これに対し、福岡県のある自治体担当者は「活用する予定はない」ときっぱり言う。「正確に言えば、活用できないのだ」と。なぜか。
自治体に届いた「お粗末な」事務連絡
6月30日の閣議決定を受けて、地方自治体には厚生労働省から7月1日付けで6枚の紙が届いた。「規制改革実施計画への対応について」という「事務連絡」だ。6枚と言っても、内容は「この通知はなんだ?というほどのお粗末なもの」(前出自治体担当者)だ。
平成27年6月30日に閣議決定された規制改革実施計画において、投資促進等分野や地域活性化分野への対応として、理容師法、美容師法及び旅館業法に関する規制の見直しについての対応が盛り込まれていますので、別添の通り情報提供いたします。
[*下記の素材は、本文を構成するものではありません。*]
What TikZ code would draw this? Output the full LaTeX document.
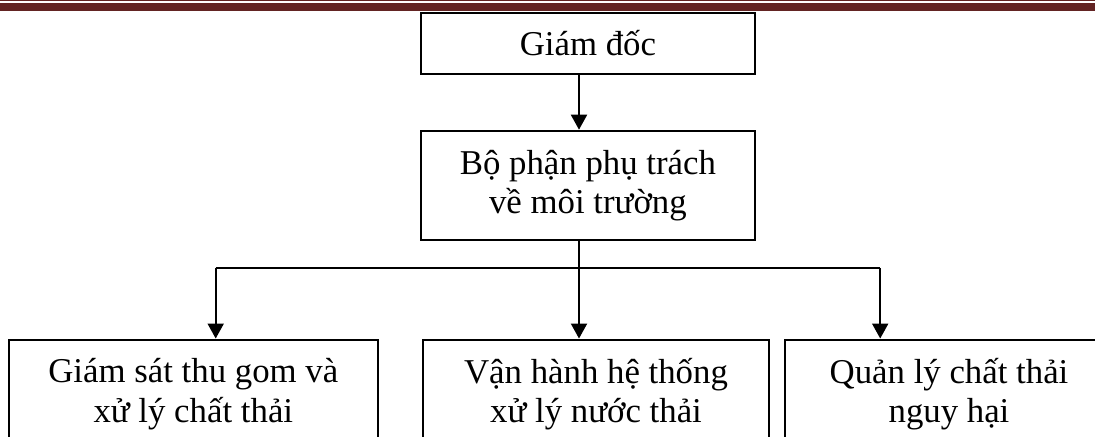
\documentclass[tikz,border=0pt]{standalone}
\usepackage{fontspec}
\setmainfont{Liberation Serif}
\usetikzlibrary{arrows.meta}
\usetikzlibrary{positioning}
\definecolor{headerred}{RGB}{99,36,35}
\tikzset {
  chart path/.style = {
    draw = black,
    line width = 1pt
  },
  % path style with an arrow at the end
  arr/.style = {
    chart path,
    -{Triangle[width = 8pt, length = 7.5pt]}
  },
  % path style with no arrows
  narr/.style = {
    chart path
  }
}
\tikzset {
  chart node/.style = {
    draw = black,
    line width = 1pt,
    rectangle,
    align = center,
    inner sep = 0,
    font = \fontsize{17.4}{19.6}\selectfont
  },
  % management level
  head/.style = {
    chart node,
    minimum width = 167.15pt
  },
  % task unit
  unit/.style = {
    chart node,
    minimum height = 54.65pt
  },
  node distance = 27.35pt
}

\begin{document}
\begin{tikzpicture}[x = 0.5pt, y = -0.5pt]
    \useasboundingbox (0,0) rectangle (1095,437);
    \clip (0,0) rectangle (1095,437);
    % page header rule
    \draw[headerred, line width = 0.5pt] (0,0.6) -- (1095,0.6);
    \draw[headerred, line width = 4pt] (0,6.6) -- (1095,6.6);

    \node[head, minimum height = 30.65pt] (director) at (587.9,43.35) {Giám đốc};
    \node[head, minimum height = 54.65pt] (office) [below=of director] {Bộ phận phụ trách\\về môi trường};
    \node[unit, minimum width = 184.5pt] (collect) at (193.3,394.2) {Giám sát thu gom và\\xử lý chất thải};
    \node[unit, minimum width = 173pt] (sewage) [right=21.6pt of collect] {Vận hành hệ thống\\xử lý nước thải};
    \node[unit, minimum width = 164pt] (hazard) [right=7pt of sewage] {Quản lý chất thải\\nguy hại};

    \coordinate (fork) at (579,268);
    \coordinate (fork-l) at (215.7,268);
    \coordinate (fork-r) at (880.2,268);

    \draw[arr] (director.south -| fork) -- (office.north -| fork);
    \draw[narr] (office.south -| fork) -- (fork);
    \draw[narr] (fork-l) -- (fork-r);
    \draw[arr] (fork-l) -- (collect.north -| fork-l);
    \draw[arr] (fork) -- (sewage.north -| fork);
    \draw[arr] (fork-r) -- (hazard.north -| fork-r);
\end{tikzpicture}
\end{document}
(中略)下記の点については、管下関係機関等への周知及び適切な対応につきご配慮願います。
(中略)
2.イベント開催時の旅館業法上の取扱いについては、「反復継続」に当たる場合には、旅館業法施行規則第5条第1項第3号による特例の対象として取り扱うこととなるが、年1回(2~3日程度)のイベント開催時であって、宿泊施設の不足が見込まれることにより、開催地の自治体の要請等により自宅を提供するような公共性の高いものについては、「反復継続」するものではなく、「業」に当たらない。
なお、自治体の要請等に基づき、公共性が高いことを要件とする考え方であることから、開催地周辺の宿泊施設が不足することの確認や反復継続して行われていないことが確認ができるよう、自宅提供者の把握を行うことなどが求められる。
通知には上記があるのみで、そのほかは一般公開されている「規制改革実施計画」を抜粋したものが5ページにわたり貼り付けられているだけだ。
「腹立たしいとさえ思いますよ」。前出の自治体関係者はそう言い、こう続けた。「詳しい説明があるわけでもないし、無責任ですよ。一方的な連絡がきただけで、どうすりゃいいのという感じです。厚労省の本音としては、使ってほしくないのかもしれないですね」。